--- Start ---
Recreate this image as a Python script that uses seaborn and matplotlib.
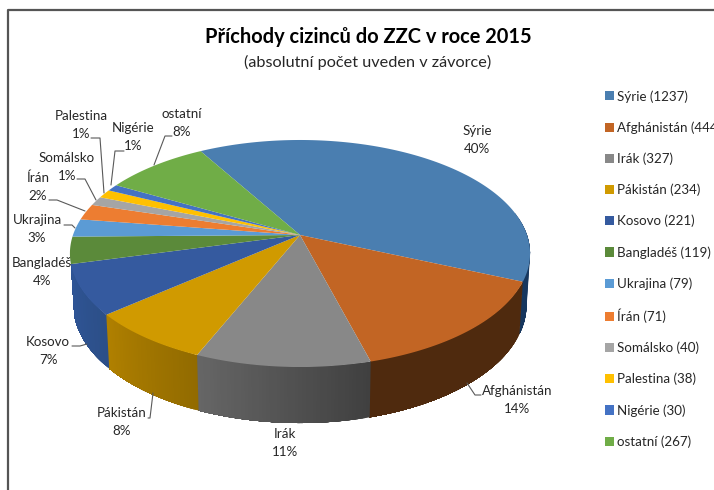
import numpy as np
import matplotlib
matplotlib.use('Agg')
import matplotlib.pyplot as plt
from matplotlib.patches import Patch
from matplotlib.colors import to_rgb
import seaborn as sns

# Data
countries = ['Sýrie', 'Afghánistán', 'Irák', 'Pákistán', 'Kosovo', 'Bangladéš',
             'Ukrajina', 'Írán', 'Somálsko', 'Palestina', 'Nigérie', 'ostatní']
counts = [1237, 444, 327, 234, 221, 119, 79, 71, 40, 38, 30, 267]
percent_labels = ['40%', '14%', '11%', '8%', '7%', '4%', '3%', '2%', '1%', '1%', '1%', '8%']

# Styles
top_colors = ['#4a7eb0', '#c26524', '#888888', '#d09a00', '#355a9f', '#5b8a3a',
              '#5b9bd5', '#ed7d31', '#a5a5a5', '#ffc000', '#4472c4', '#70ad47']
# only the front slices show a wall
wall_left = ['#17375e', '#4f2a0e', '#666666', '#b08000', '#2f5597']
wall_right = ['#17375e', '#4f2a0e', '#404040', '#926b00', '#2c4f88']

sns.set_theme(style='white')
plt.rcParams['font.family'] = ['Lato', 'DejaVu Sans']

# perspective of the disc, in pixels
cx, cy = 300, 235
radius, tilt, persp = 227, 110.5, 0.163
start_angle = 120


def top_xy(t):
    u, v = np.cos(t), np.sin(t)
    d = 1 + persp * v
    return cx + radius * u / d, cy - tilt * v / d


def bottom_xy(t):
    x, y = top_xy(t)
    return cx + (x - cx) * 0.985, y + 50 - 6 * np.sin(t)


fig = plt.figure(figsize=(7.14, 4.9), dpi=100)
ax = fig.add_axes([0, 0, 1, 1])
ax.set_xlim(0, 714)
ax.set_ylim(490, 0)
ax.axis('off')

# slice boundaries, clockwise from start_angle
shares = np.array(counts) / sum(counts)
edges = np.radians(start_angle - 360 * np.concatenate([[0], np.cumsum(shares)]))

# side wall, each quad reaches to the slice end so later ones paint over the seams
for i in range(len(wall_left)):
    ts = np.linspace(edges[i], edges[i + 1], 50)
    ts = ts[np.sin(ts) < 0.25]
    c_r, c_l = np.array(to_rgb(wall_right[i])), np.array(to_rgb(wall_left[i]))
    for j in range(len(ts) - 1):
        f = j / (len(ts) - 2)
        arc = ts[j:]
        xt, yt = top_xy(arc)
        xb, yb = bottom_xy(arc)
        ax.fill(np.r_[xt, xb[::-1]], np.r_[yt, yb[::-1]], color=c_r * (1 - f) + c_l * f, lw=0)

# top face
for i in range(len(counts)):
    ts = np.linspace(edges[i], edges[i + 1], 120)
    xs, ys = top_xy(ts)
    ax.fill(np.r_[cx, xs], np.r_[cy, ys], color=top_colors[i], lw=0)

# data labels
label_pos = [(477, 131), (517, 391), (285, 434), (122, 413), (48, 342), (42, 263),
             (37, 220), (38, 178), (67, 158), (81, 116), (133, 128), (182, 114)]
for name, pct, (lx, ly) in zip(countries, percent_labels, label_pos):
    ax.text(lx, ly, name, ha='center', va='center', fontsize=9.6, color='#262626')
    ax.text(lx, ly + 18, pct, ha='center', va='center', fontsize=9.6, color='#262626')

# leader lines
leaders = [
    ([172, 165, 154], [136, 136, 165]),
    ([124, 115, 111], [151, 151, 185]),
    ([91, 100, 104], [138, 138, 193]),
    ([77, 85, 96], [179, 179, 200]),
    ([49, 57, 85], [200, 200, 211]),
    ([64, 72, 75], [225, 225, 228]),
    ([72, 80, 87], [346, 346, 344]),
    ([148, 150, 153], [418, 418, 393]),
    ([481, 475, 467], [395, 395, 383]),
]
for xs, ys in leaders:
    ax.plot(xs, ys, color='#595959', lw=0.8)

# titles
ax.text(368, 37, 'Příchody cizinců do ZZC v roce 2015', ha='center', va='center',
        fontsize=14.4, fontweight='bold', color='black')
ax.text(368, 62, '(absolutní počet uveden v závorce)', ha='center', va='center',
        fontsize=11.7, color='#262626')

# legend
handles = [Patch(facecolor=c, edgecolor='none', label=f'{n} ({v})')
           for c, n, v in zip(top_colors, countries, counts)]
ax.legend(handles=handles, loc='upper left', bbox_to_anchor=(605 / 714, 1 - 90 / 490),
          bbox_transform=fig.transFigure, frameon=False, fontsize=9.6, borderaxespad=0,
          borderpad=0, handlelength=0.68, handleheight=0.68, handletextpad=0.22,
          labelspacing=1.4)

# chart frame
ax.plot([8, 8, 714], [490, 10, 10], color='#555555', lw=1.6, clip_on=False)

fig.savefig('out.png', dpi=100)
--- End ---
> [THE REQUEST] Leave out any pictures, please, and quote only the lines from the top of the data through the line that contains "['#17375e', '#4f2a0e', '#404040', '#926b00', '#2c4f88']".

> [ANSWER TO THE TASK]
Recreate this image as a Python script that uses seaborn and matplotlib.
import numpy as np
import matplotlib
matplotlib.use('Agg')
import matplotlib.pyplot as plt
from matplotlib.patches import Patch
from matplotlib.colors import to_rgb
import seaborn as sns

# Data
countries = ['Sýrie', 'Afghánistán', 'Irák', 'Pákistán', 'Kosovo', 'Bangladéš',
             'Ukrajina', 'Írán', 'Somálsko', 'Palestina', 'Nigérie', 'ostatní']
counts = [1237, 444, 327, 234, 221, 119, 79, 71, 40, 38, 30, 267]
percent_labels = ['40%', '14%', '11%', '8%', '7%', '4%', '3%', '2%', '1%', '1%', '1%', '8%']

# Styles
top_colors = ['#4a7eb0', '#c26524', '#888888', '#d09a00', '#355a9f', '#5b8a3a',
              '#5b9bd5', '#ed7d31', '#a5a5a5', '#ffc000', '#4472c4', '#70ad47']
# only the front slices show a wall
wall_left = ['#17375e', '#4f2a0e', '#666666', '#b08000', '#2f5597']
wall_right = ['#17375e', '#4f2a0e', '#404040', '#926b00', '#2c4f88']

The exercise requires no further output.